##### Provided data
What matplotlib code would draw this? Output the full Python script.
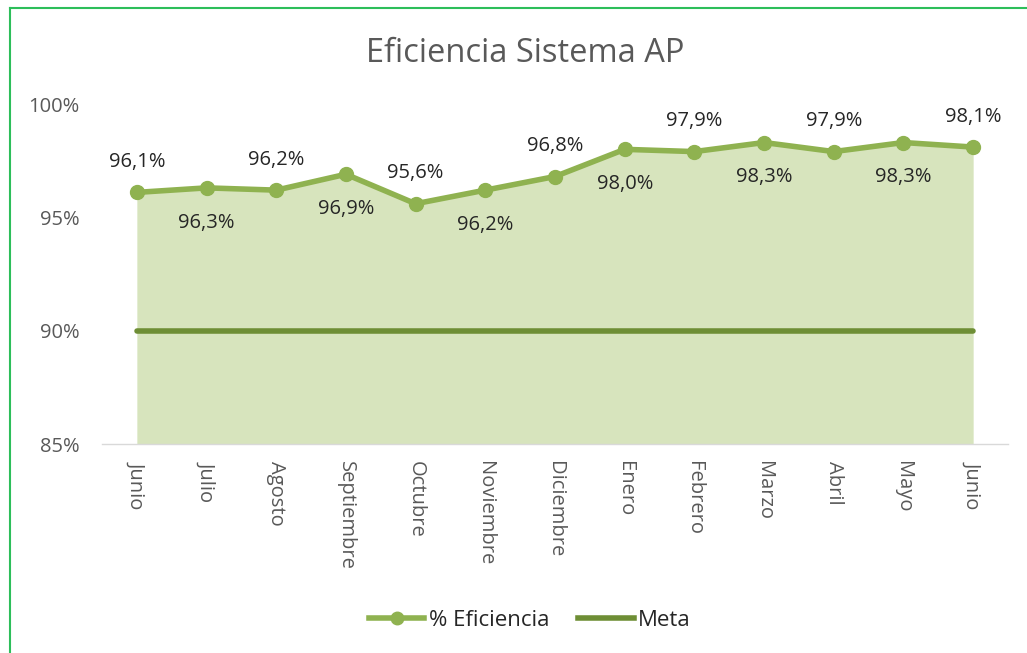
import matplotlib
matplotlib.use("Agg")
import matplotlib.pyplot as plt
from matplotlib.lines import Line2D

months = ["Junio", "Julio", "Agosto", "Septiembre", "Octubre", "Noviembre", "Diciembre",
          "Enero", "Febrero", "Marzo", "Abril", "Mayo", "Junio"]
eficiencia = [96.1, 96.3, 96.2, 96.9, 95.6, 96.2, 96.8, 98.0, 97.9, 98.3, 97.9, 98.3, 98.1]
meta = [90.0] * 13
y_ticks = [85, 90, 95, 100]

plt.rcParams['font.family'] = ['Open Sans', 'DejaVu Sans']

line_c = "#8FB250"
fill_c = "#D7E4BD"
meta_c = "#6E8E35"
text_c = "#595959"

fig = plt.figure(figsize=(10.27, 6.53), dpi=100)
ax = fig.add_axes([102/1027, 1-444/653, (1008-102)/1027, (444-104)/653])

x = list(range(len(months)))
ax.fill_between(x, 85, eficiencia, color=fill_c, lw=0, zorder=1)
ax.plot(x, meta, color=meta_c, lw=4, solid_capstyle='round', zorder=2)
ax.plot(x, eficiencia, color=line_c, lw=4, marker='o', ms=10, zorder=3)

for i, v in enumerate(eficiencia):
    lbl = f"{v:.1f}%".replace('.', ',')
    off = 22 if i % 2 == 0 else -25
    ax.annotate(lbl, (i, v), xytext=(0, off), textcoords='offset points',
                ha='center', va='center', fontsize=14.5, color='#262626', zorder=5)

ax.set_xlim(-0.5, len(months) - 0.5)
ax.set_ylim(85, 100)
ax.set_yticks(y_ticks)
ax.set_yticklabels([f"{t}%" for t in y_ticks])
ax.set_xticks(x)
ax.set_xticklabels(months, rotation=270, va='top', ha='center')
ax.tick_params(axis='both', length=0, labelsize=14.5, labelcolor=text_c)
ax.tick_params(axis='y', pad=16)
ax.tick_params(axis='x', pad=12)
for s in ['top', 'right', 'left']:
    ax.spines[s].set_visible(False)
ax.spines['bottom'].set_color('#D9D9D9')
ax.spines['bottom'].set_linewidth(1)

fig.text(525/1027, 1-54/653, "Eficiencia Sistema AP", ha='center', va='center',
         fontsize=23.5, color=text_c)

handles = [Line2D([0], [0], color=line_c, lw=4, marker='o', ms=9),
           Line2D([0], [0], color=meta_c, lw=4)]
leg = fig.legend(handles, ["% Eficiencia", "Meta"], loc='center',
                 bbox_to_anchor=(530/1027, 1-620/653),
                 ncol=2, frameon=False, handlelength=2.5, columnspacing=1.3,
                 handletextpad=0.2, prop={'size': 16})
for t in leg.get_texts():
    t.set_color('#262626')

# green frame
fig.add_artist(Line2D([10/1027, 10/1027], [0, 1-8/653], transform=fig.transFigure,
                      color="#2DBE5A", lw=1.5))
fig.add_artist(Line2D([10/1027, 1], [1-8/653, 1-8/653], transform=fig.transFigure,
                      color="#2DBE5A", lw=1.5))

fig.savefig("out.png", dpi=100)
##########
### Job
Only the lines from the top of the data through the line with "from matplotlib.lines import Line2D" should be quoted, exactly and with both ends kept; skip the pictures.

### Answer for the task
What matplotlib code would draw this? Output the full Python script.
import matplotlib
matplotlib.use("Agg")
import matplotlib.pyplot as plt
from matplotlib.lines import Line2D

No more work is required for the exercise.